EXERCISE PROMPT: From the entries below, reproduce exactly the lines from the one with "Emit a Python" through the one with "from bokeh.resources import INLINE", both included, without images.

* start RECORDS FOR THE TASK *

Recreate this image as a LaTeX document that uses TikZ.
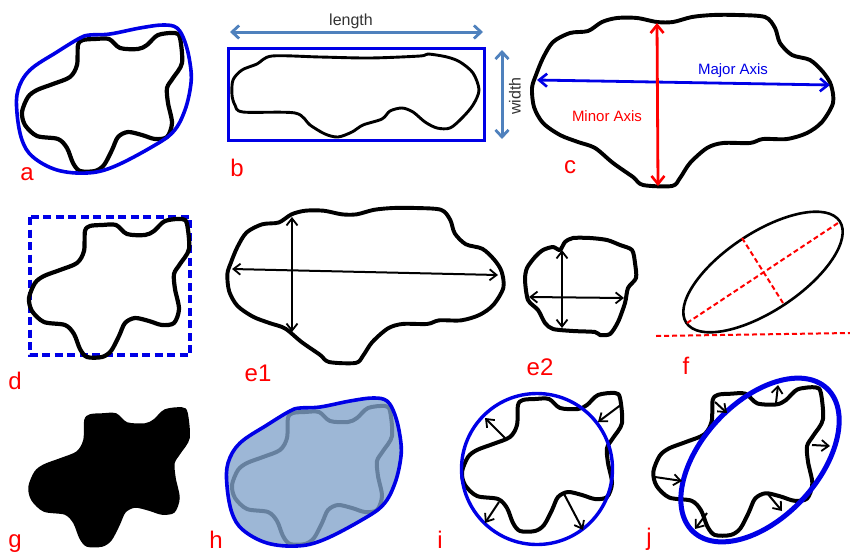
\documentclass[tikz,border=0pt]{standalone}
\usepackage{fontspec}
\setmainfont{Liberation Sans}
\usetikzlibrary{arrows.meta}
\definecolor{lblred}{HTML}{FF0000}
\definecolor{outblue}{HTML}{0000E6}
\definecolor{steel}{HTML}{4F81BD}
\definecolor{hfill}{HTML}{9DB7D6}
\definecolor{hline}{HTML}{66809E}
\newcommand{\blobA}{plot[smooth cycle,tension=0.5] coordinates {(78,45)(83,40)(95,39)(109,39)(120,48)(138,49)(147,45)(158,35)(175,33)(180,38)(182,63)(173,78)(167,88)(168,103)(172,123)(167,137)(155,139)(142,135)(128,132)(118,137)(112,150)(104,165)(95,171)(80,171)(73,163)(67,148)(58,139)(37,136)(25,125)(22,112)(28,97)(37,90)(53,84)(70,77)(77,65)}}
\newcommand{\hullA}{plot[smooth cycle,tension=0.6] coordinates {(90,35)(110,34)(140,28)(163,25)(177,28)(185,42)(190,63)(191,83)(185,110)(173,132)(150,148)(113,167)(87,173)(57,170)(33,157)(22,140)(17,113)(18,90)(30,70)(57,52)(80,38)}}
\newcommand{\blobC}{plot[smooth cycle,tension=0.5] coordinates {(532,88)(536,75)(543,58)(553,42)(570,33)(588,31)(602,22)(617,18)(637,18)(657,22)(673,22)(692,17)(713,15)(737,15)(765,17)(775,28)(780,43)(792,55)(810,60)(823,72)(831,85)(833,103)(822,122)(807,133)(787,139)(763,139)(750,143)(723,143)(707,148)(690,163)(680,178)(672,186)(643,185)(633,177)(613,163)(595,148)(578,142)(560,135)(543,123)(534,107)}}
\tikzset{
  outline/.style={draw=black,line width=4.2pt,line join=round},
  hull/.style={draw=outblue,line width=3.6pt,line join=round},
  tag/.style={text=lblred,font=\fontsize{24}{24}\selectfont,inner sep=0pt,anchor=center},
  cap15/.style={font=\fontsize{15}{15}\selectfont,inner sep=0pt},
  cap16/.style={font=\fontsize{16}{16}\selectfont,inner sep=0pt,text=black!80},
  probe/.style={draw=black,line width=2pt,-{Straight Barb[length=7pt,width=11pt,line width=1.8pt]}},
  probe2/.style={draw=black,line width=2pt,{Straight Barb[length=7pt,width=11pt,line width=1.8pt]}-{Straight Barb[length=7pt,width=11pt,line width=1.8pt]}},
  sizearrow/.style={draw=steel,line width=3pt,{Straight Barb[length=7pt,width=13pt,line width=2.8pt]}-{Straight Barb[length=7pt,width=13pt,line width=2.8pt]}},
  axisarrow/.style={line width=2.8pt,{Straight Barb[length=8pt,width=13pt,line width=2.6pt]}-{Straight Barb[length=8pt,width=13pt,line width=2.6pt]}},
  reddash/.style={draw=lblred,line width=2pt,dash pattern=on 5pt off 3pt}
}
\begin{document}
\begin{tikzpicture}[x=1pt,y=-1pt]
\useasboundingbox (0,0) rectangle (850,554);
% a
\draw[outline] \blobA;
\draw[hull] \hullA;
\node[tag] at (27,174) {a};
% b
\draw[outblue,line width=3.1pt] (228.3,48.3) rectangle (484.3,140.3);
\draw[outline,line width=2.9pt] plot[smooth cycle,tension=0.5] coordinates {(232,95)(233,80)(242,70)(257,64)(272,56)(320,57)(370,58)(420,56)(428,54)(447,57)(460,62)(473,73)(479,90)(473,105)(462,118)(450,128)(437,128)(425,122)(413,112)(402,108)(390,111)(382,119)(363,125)(352,132)(338,137)(325,134)(310,125)(295,113)(243,112)(235,105)};
\draw[sizearrow] (230,32) -- (483,32);
\draw[sizearrow] (502,50) -- (502,139);
\node[cap16] at (351,21) {length};
\node[cap16,rotate=90] at (515,96) {width};
\node[tag] at (237,168) {b};
% c
\draw[outline,line width=3.9pt] \blobC;
\draw[axisarrow,draw=outblue] (537,80) -- (830,85);
\draw[axisarrow,draw=lblred] (657,23) -- (658,186);
\node[cap15,text=outblue] at (733,71) {Major Axis};
\node[cap15,text=lblred] at (607,116) {Minor Axis};
\node[tag] at (570,167) {c};
% d
\draw[draw=outblue,line width=3.4pt,dash pattern=on 8pt off 4.5pt] (30,217) rectangle (190,355);
\draw[outline,shift={(7,186)}] \blobA;
\node[tag] at (15,381) {d};
% e1
\begin{scope}[shift={(-260.5,194.4)},xscale=0.917,yscale=0.906]
\draw[outline,line width=3.9pt] \blobC;
\end{scope}
\draw[probe2] (232,269) -- (498,275);
\draw[probe2] (292,217) -- (292,332);
\node[tag] at (258,373) {e1};
% e2
\draw[outline,line width=4pt] plot[smooth cycle,tension=0.45] coordinates {(525,280)(527,268)(535,257)(543,250)(553,247)(560,250)(565,242)(573,238)(590,238)(607,240)(620,245)(632,250)(635,263)(636,278)(628,288)(625,303)(618,322)(610,334)(600,335)(595,332)(573,331)(553,329)(545,323)(538,310)(528,300)};
\draw[probe2] (529,297) -- (624,298);
\draw[probe2] (562,250) -- (562,328);
\node[tag] at (540,367) {e2};
% f
\draw[draw=black,line width=2.6pt,rotate around={33.5:(763,272)}] (763,272) ellipse [x radius=92,y radius=39];
\draw[reddash] (687,323) -- (838,223);
\draw[reddash] (742,238) -- (783,303);
\draw[reddash] (656,336) -- (850,333);
\node[tag] at (686,366) {f};
% g
\fill[shift={(7,375)}] \blobA;
\draw[black,line width=1.5pt,shift={(7,375)}] \blobA;
\node[tag] at (15,544) {g};
% h
\fill[hfill,shift={(210,373)}] \hullA;
\draw[hline,line width=4pt,shift={(210,373)}] \blobA;
\draw[hull,shift={(210,373)}] \hullA;
\node[tag] at (216,540) {h};
% i
\draw[outline,line width=4pt,shift={(440,360)}] \blobA;
\draw[hull,line width=3.4pt] (537,469) circle [radius=75.5];
\draw[probe] (505,438) -- (485,418);
\draw[probe] (622,404) -- (598,422);
\draw[probe] (499,502) -- (485,523);
\draw[probe] (563,492) -- (583,530);
\node[tag] at (440,540) {i};
% j
\begin{scope}[shift={(630,352)},xscale=1.06,yscale=1.07]
\draw[outline,line width=4pt] \blobA;
\end{scope}
\draw[hull,line width=5pt,rotate around={47:(760,460)}] (760,460) ellipse [x radius=98,y radius=58];
\draw[probe] (776,403) -- (778,385);
\draw[probe] (715,402) -- (727,413);
\draw[probe] (812,445) -- (830,446);
\draw[probe] (655,477) -- (682,481);
\draw[probe] (707,513) -- (695,529);
\draw[probe] (767,493) -- (782,511);
\node[tag] at (649,539) {j};
\end{tikzpicture}
\end{document}
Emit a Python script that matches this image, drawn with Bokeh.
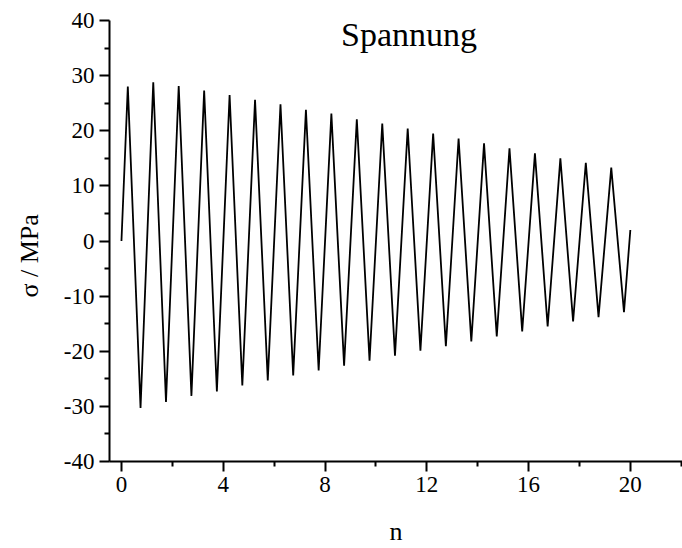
from bokeh.plotting import figure
from bokeh.models import FixedTicker, Label, Range1d, CustomJSTickFormatter, Title
from bokeh.embed import file_html
from bokeh.resources import INLINE

# cycle number n and stress sigma (MPa)
n = [0, 0.25, 0.75, 1.25, 1.75, 2.25, 2.75, 3.25, 3.75, 4.25, 4.75,
     5.25, 5.75, 6.25, 6.75, 7.25, 7.75, 8.25, 8.75, 9.25, 9.75,
     10.25, 10.75, 11.25, 11.75, 12.25, 12.75, 13.25, 13.75, 14.25, 14.75,
     15.25, 15.75, 16.25, 16.75, 17.25, 17.75, 18.25, 18.75, 19.25, 19.75, 20]
sigma = [0, 28.0, -30.3, 28.8, -29.2, 28.1, -28.1, 27.3, -27.3, 26.5, -26.2,
         25.6, -25.3, 24.8, -24.4, 23.8, -23.5, 23.1, -22.6, 22.1, -21.7,
         21.3, -20.8, 20.4, -19.9, 19.5, -19.1, 18.6, -18.2, 17.7, -17.3,
         16.8, -16.4, 15.9, -15.5, 15.0, -14.6, 14.2, -13.8, 13.3, -12.9, 2.0]

x_major = [0, 4, 8, 12, 16, 20]
x_minor = [2, 6, 10, 14, 18, 22]
y_major = [-40, -30, -20, -10, 0, 10, 20, 30, 40]
y_minor = [-35, -25, -15, -5, 5, 15, 25, 35]

title_text = "Spannung"
x_label = "n"
y_label = "σ / MPa"

FONT = "'Liberation Serif', 'Times New Roman', serif"

p = figure(width=682, height=548, output_backend="svg", toolbar_location=None,
           x_range=Range1d(-0.47, 22.05), y_range=Range1d(-40, 40),
           min_border_left=109, min_border_right=0, min_border_top=20,
           min_border_bottom=87)
p.outline_line_color = None
p.xgrid.visible = False
p.ygrid.visible = False
p.background_fill_color = "white"
p.border_fill_color = "white"

p.line(n, sigma, line_color="black", line_width=1.8)

p.xaxis.ticker = FixedTicker(ticks=x_major, minor_ticks=x_minor)
p.yaxis.ticker = FixedTicker(ticks=y_major, minor_ticks=y_minor)

fmt = "return String(tick);"
for ax in (p.xaxis[0], p.yaxis[0]):
    ax.formatter = CustomJSTickFormatter(code=fmt)
    ax.axis_line_width = 2
    ax.axis_line_color = "black"
    ax.major_tick_line_width = 2
    ax.minor_tick_line_width = 2
    ax.major_tick_line_color = "black"
    ax.minor_tick_line_color = "black"
    ax.major_tick_in = 0
    ax.major_tick_out = 10
    ax.minor_tick_in = 0
    ax.minor_tick_out = 5
    ax.major_label_text_font = FONT
    ax.major_label_text_font_size = "23px"
    ax.major_label_text_color = "black"
    ax.major_label_standoff = 5

xa = p.xaxis[0]
xa.axis_label = x_label
xa.axis_label_text_font = FONT
xa.axis_label_text_font_size = "26px"
xa.axis_label_text_font_style = "normal"
xa.axis_label_text_color = "black"
xa.axis_label_standoff = 22

p.add_layout(Title(text=y_label, align="left", offset=164, standoff=29,
                   vertical_align="top",
                   text_font=FONT, text_font_size="26px",
                   text_font_style="normal", text_color="black"), "left")

p.add_layout(Label(x=11.3, y=37.5, text=title_text, text_font=FONT,
                   text_font_size="34px", text_align="center",
                   text_baseline="alphabetic", text_color="black"))

open("out.html", "w").write(file_html(p, INLINE))
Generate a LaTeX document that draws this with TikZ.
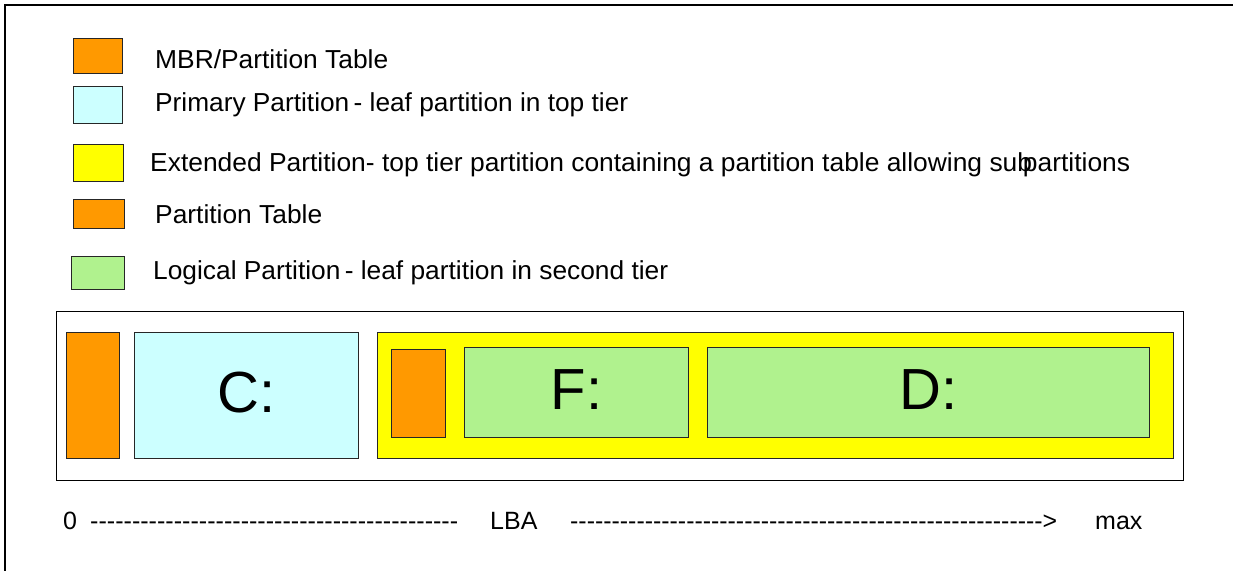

* end RECORDS FOR THE TASK *

WRITTEN RESPONSE:
Emit a Python script that matches this image, drawn with Bokeh.
from bokeh.plotting import figure
from bokeh.models import FixedTicker, Label, Range1d, CustomJSTickFormatter, Title
from bokeh.embed import file_html
from bokeh.resources import INLINE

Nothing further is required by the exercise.